Corrective invoice handling follows the structured chain described in the corrections section above — every adjustment references a specific original via its KSeF ID, replacing free-form correction notes entirely. For AP teams, this creates a clear, machine-traceable correction chain where reconciliation and audit trail construction become straightforward.
Self-billing arrangements (samofakturowanie) require explicit procedural changes. When the buyer issues invoices on behalf of the seller, the seller must first grant authorization within the KSeF platform. Every self-billed invoice must carry the "samofakturowanie" annotation and pass through KSeF validation like any other invoice. Organizations using self-billing — common in recurring supply relationships and logistics — need to establish these authorizations before the mandate takes effect and update their document generation workflows to include the required annotation and KSeF submission step. The full scope of Poland's samofakturowanie agreement and compliance requirements extends well beyond KSeF authorization, covering the written agreement terms, VAT obligations, and cross-border complications that apply regardless of the e-invoicing mandate.

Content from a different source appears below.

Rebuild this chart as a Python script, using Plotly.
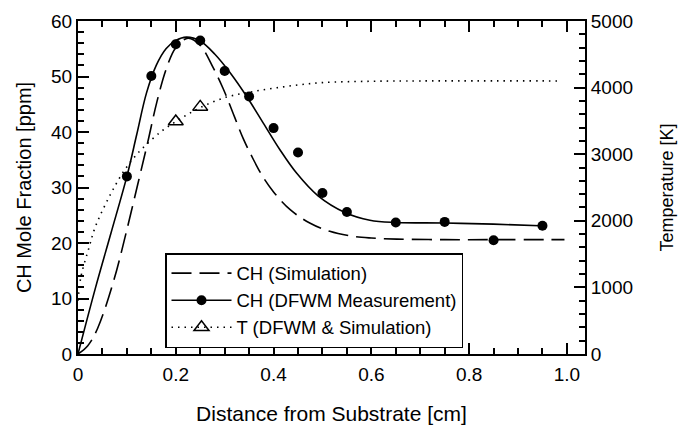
import plotly.graph_objects as go

# Distance from substrate [cm] and CH mole fraction [ppm] for the simulated profile
sim_x = [0.0, 0.02, 0.04, 0.074, 0.098, 0.122, 0.143, 0.161, 0.181, 0.2, 0.225,
         0.25, 0.277, 0.297, 0.318, 0.338, 0.359, 0.379, 0.4, 0.434, 0.474, 0.515,
         0.563, 0.6, 0.652, 0.75, 0.85, 0.995]
sim_ch = [0.0, 1.5, 4.6, 13.5, 21.7, 30.5, 38.3, 45.3, 51.5, 55.2, 56.9,
          55.6, 51.5, 47.8, 43.2, 38.8, 35.0, 31.8, 29.2, 26.0, 23.6, 22.1,
          21.2, 20.9, 20.7, 20.6, 20.6, 20.6]

# Smooth curve through the DFWM measurements
fit_x = [0.0, 0.036, 0.0675, 0.1, 0.12, 0.14, 0.16, 0.18, 0.2, 0.222, 0.25, 0.28,
         0.31, 0.348, 0.379, 0.413, 0.447, 0.491, 0.546, 0.597, 0.65, 0.75, 0.85, 0.945]
fit_ch = [0.0, 12.0, 21.8, 32.0, 39.5, 47.0, 52.0, 55.0, 56.5, 57.1, 56.4, 54.0,
          50.8, 46.0, 41.6, 36.8, 32.6, 28.5, 25.5, 24.1, 23.7, 23.6, 23.4, 23.1]

# DFWM measured CH mole fraction [ppm]
meas_x = [0.1, 0.15, 0.2, 0.25, 0.3, 0.35, 0.4, 0.45, 0.5, 0.55, 0.65, 0.75, 0.85, 0.95]
meas_ch = [32.0, 50.1, 55.8, 56.5, 51.0, 46.4, 40.7, 36.3, 29.0, 25.6, 23.7, 23.8, 20.5, 23.1]

# Temperature profile [K] (simulation) and DFWM temperature points
temp_x = [0.0, 0.006, 0.023, 0.033, 0.044, 0.057, 0.071, 0.088, 0.108, 0.132, 0.17,
          0.2, 0.225, 0.25, 0.3, 0.35, 0.4, 0.45, 0.5, 0.6, 0.7, 0.99]
temp_k = [800, 1160, 1610, 1860, 2060, 2260, 2460, 2680, 2890, 3090, 3340,
          3490, 3600, 3700, 3850, 3930, 3990, 4040, 4075, 4095, 4100, 4100]
tmeas_x = [0.2, 0.25]
tmeas_k = [3490, 3710]

x_ticks = [0, 0.2, 0.4, 0.6, 0.8, 1.0]
x_ticktext = ["0", "0.2", "0.4", "0.6", "0.8", "1.0"]

FONT = "Liberation Sans, Arial, Helvetica, sans-serif"
INK = "black"

fig = go.Figure()

fig.add_trace(go.Scatter(
    x=sim_x, y=sim_ch, mode="lines", name="CH (Simulation)",
    line=dict(color=INK, width=1.6, dash="20px,8px", shape="spline", smoothing=1.0),
))
fig.add_trace(go.Scatter(
    x=fit_x, y=fit_ch, mode="lines", showlegend=False,
    line=dict(color=INK, width=1.6, shape="spline", smoothing=1.0),
))
fig.add_trace(go.Scatter(
    x=meas_x, y=meas_ch, mode="markers", showlegend=False,
    marker=dict(symbol="circle", size=10, color=INK),
))
fig.add_trace(go.Scatter(
    x=[None], y=[None], mode="lines+markers", name="CH (DFWM Measurement)",
    line=dict(color=INK, width=1.6), marker=dict(symbol="circle", size=10, color=INK),
))
fig.add_trace(go.Scatter(
    x=temp_x, y=temp_k, mode="lines", showlegend=False, yaxis="y2",
    line=dict(color=INK, width=1.6, dash="1.5px,5px", shape="spline", smoothing=1.0),
))
fig.add_trace(go.Scatter(
    x=tmeas_x, y=tmeas_k, mode="markers", showlegend=False, yaxis="y2",
    marker=dict(symbol="triangle-up-open", size=13, color=INK, line=dict(width=1.5, color=INK)),
))
fig.add_trace(go.Scatter(
    x=[None], y=[None], mode="lines+markers", name="T (DFWM & Simulation)",
    line=dict(color=INK, width=1.6, dash="1.5px,5px"),
    marker=dict(symbol="triangle-up-open", size=13, color=INK, line=dict(width=1.5, color=INK)),
))

axis_common = dict(
    showgrid=False, zeroline=False, showline=True, linecolor=INK, linewidth=2,
    ticks="inside", tickcolor=INK, tickwidth=1.5, ticklen=11, automargin=False,
    tickfont=dict(family=FONT, size=19, color=INK),
)

fig.update_layout(
    width=678, height=425,
    margin=dict(l=78, r=93, t=21, b=71),
    paper_bgcolor="white", plot_bgcolor="white",
    font=dict(family=FONT, color=INK),
    xaxis=dict(
        **axis_common, range=[0, 1.037], tickmode="array",
        tickvals=x_ticks, ticktext=x_ticktext, mirror="ticks",
        ticklabelstandoff=2,
        minor=dict(tickmode="linear", tick0=0, dtick=0.05, ticks="inside",
                   ticklen=6, tickwidth=1.5, tickcolor=INK),
        title=dict(text="Distance from Substrate [cm]",
                   font=dict(family=FONT, size=21, color=INK), standoff=24),
    ),
    yaxis=dict(
        **axis_common, range=[0, 60], tickmode="linear", tick0=0, dtick=10,
        minor=dict(tickmode="linear", tick0=0, dtick=2, ticks="inside",
                   ticklen=6, tickwidth=1.5, tickcolor=INK),
        title=dict(text="CH Mole Fraction [ppm]",
                   font=dict(family=FONT, size=20, color=INK), standoff=14),
    ),
    yaxis2=dict(
        **axis_common, range=[0, 5000], tickmode="linear", tick0=0, dtick=1000,
        overlaying="y", side="right",
        minor=dict(tickmode="linear", tick0=0, dtick=200, ticks="inside",
                   ticklen=6, tickwidth=1.5, tickcolor=INK),
        title=dict(text="Temperature [K]",
                   font=dict(family=FONT, size=18, color=INK), standoff=28),
    ),
    legend=dict(
        x=0.1716, y=0.303, xanchor="left", yanchor="top",
        bgcolor="white", bordercolor=INK, borderwidth=1.5,
        font=dict(family=FONT, size=18.5, color=INK),
        itemwidth=60, tracegroupgap=0,
    ),
)

fig.write_html("out.html")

Organizations that treat KSeF purely as a compliance checkbox — uploading invoices to the government portal without rethinking their data extraction and AP workflows — will find themselves maintaining two parallel processes indefinitely. Those that recognize KSeF as a structural shift in how invoice data is created and transmitted can use it as the foundation for faster three-way matching, automated reconciliation, and real-time cash flow visibility across their Polish operations.